Did I make two different dishes? Not this time, but I’ve done that in the past.

Well?

Simple. I just doubled up the ingredients. I used two onions instead of one. I used 4 chicken breasts instead of two. I used four cloves of garlic instead of two. You get the picture. It really is that easy. The cooking times stay the same. And you also cook double the amount of rice than normal. I made the yummy Massaman chicken curry.

And is there more work cooking for eight? Yes and no. The main meal was only a case of doubling the ingredients. But because this was a birthday treat, I also made side dishes of aloo gobi and dahl and made some kulfi for dessert. Really, the sole reason that there was extra effort was because of the side dishes and dessert that I made. I also heated up some poppadoms that I had got from my favorite Indian store.

The meal was a great success and really wasn’t a huge amount of effort.

Using double the ingredients means that you need large saucepans and/or frying pans that, thankfully, I have.

I use this doubling technique for making great lunches for work. I make a big curry and rice, divide the food into plastic containers and then put the containers into the freezer. On a workday I take a curry from the freezer, defrost it when I arrive at work and then just microwave it for two minutes at lunchtime for a delicious lunch (I work at a polytechnic and the main staff room has two microwaves and lots of cutlery for anybody to use). I had purchased a batch of microwaveable containers and lids) from a local packaging store and they are just the job for freezing and then microwaving. All I have to do is remember to label the container with the contents so that I know what’s in them. I can have a delicious curry for lunch every day that costs less than a boring sandwich.

Wicked.

Glasgow Claims Chicken Tikka Masala For Itself

Tuesday, August 4th, 2009


Not long after Birmingham City Council decided to find out if it could trademark the curry name of Balti, a Glasgow family restaurant has claimed that it invented the Chciken Tikka Masala dish.

The Ali family, owners of the Shish Mahal restaurant in Glasgow, claim that they invented the dish in the 1970s and have lodged a claim, via the Labour MP for Glasgow Central, to the European Union that Glasgow is declared the :P rotected Designation of Origin” for the extremely popular curry (Chicken Tikka Masala is easily the most popular curry dish in the UK).

The Ali family say that they simply want Glasgow to be recognised as the birthplace of the popular dish.
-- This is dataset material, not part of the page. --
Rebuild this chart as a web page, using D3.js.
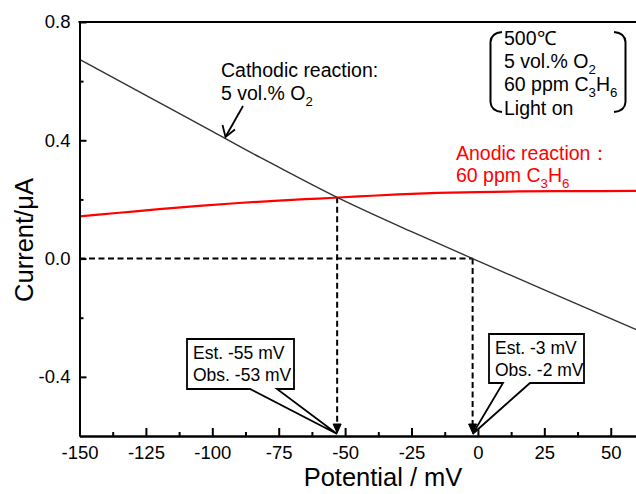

If Chicken Tikka Masala receives the protected designation, the curry won’t be able to be made outside Glasgow in much the same way that only the Champagne region in France can make champagne.

It probably take two years for the claim to go through the legal processes and it’s hard to know whether the claim will be accepted or not – there will certainly be fierce opposition from a host of curry makers in the United Kingdom.

If it looks like Glasgow does get the recognition that is being requested then perhaps you should move quickly and fill your freezer with the popular dish before you have to pay royalties and the price goes up.

Review of the Ground Lamb with Peas Recipe

Sunday, August 2nd, 2009


Hi, Ray here again.

I’ve said before that I love peas in curries and I was a bit surprised to see that I’d overlooked the Ground Lamb with Peas recipe amongst the wide range of recipes on the Curry Focus website.

But now that I’d seen the recipe, I just had to try it out.

The recipe is very simple and there were only a handful of steps needed to get the curry ready.

I didn’t remember to buy naan bread from my favorite Indian store and did not have enough time to make some before the guests would arrive (I made some great naan bread from the Curry Focus recipes – check out the naan bread review to see how the bread turned out).

It took less than an hour to cook the curry, get the rice ready and serve up the curry to the waiting diner guests.

The ground lamb and peas curry was quietly eaten and didn’t really get much praise. The overwhelming comment was that it was a bit basic and, personally, I found the curry to be too fatty.

The curry had a spice/heat rating of hot and only got an average score of 5.5 out of 10.

In summary, I found this curry to be disappointing and won’t be making it again. But I will keep looking out for recipes with peas in them.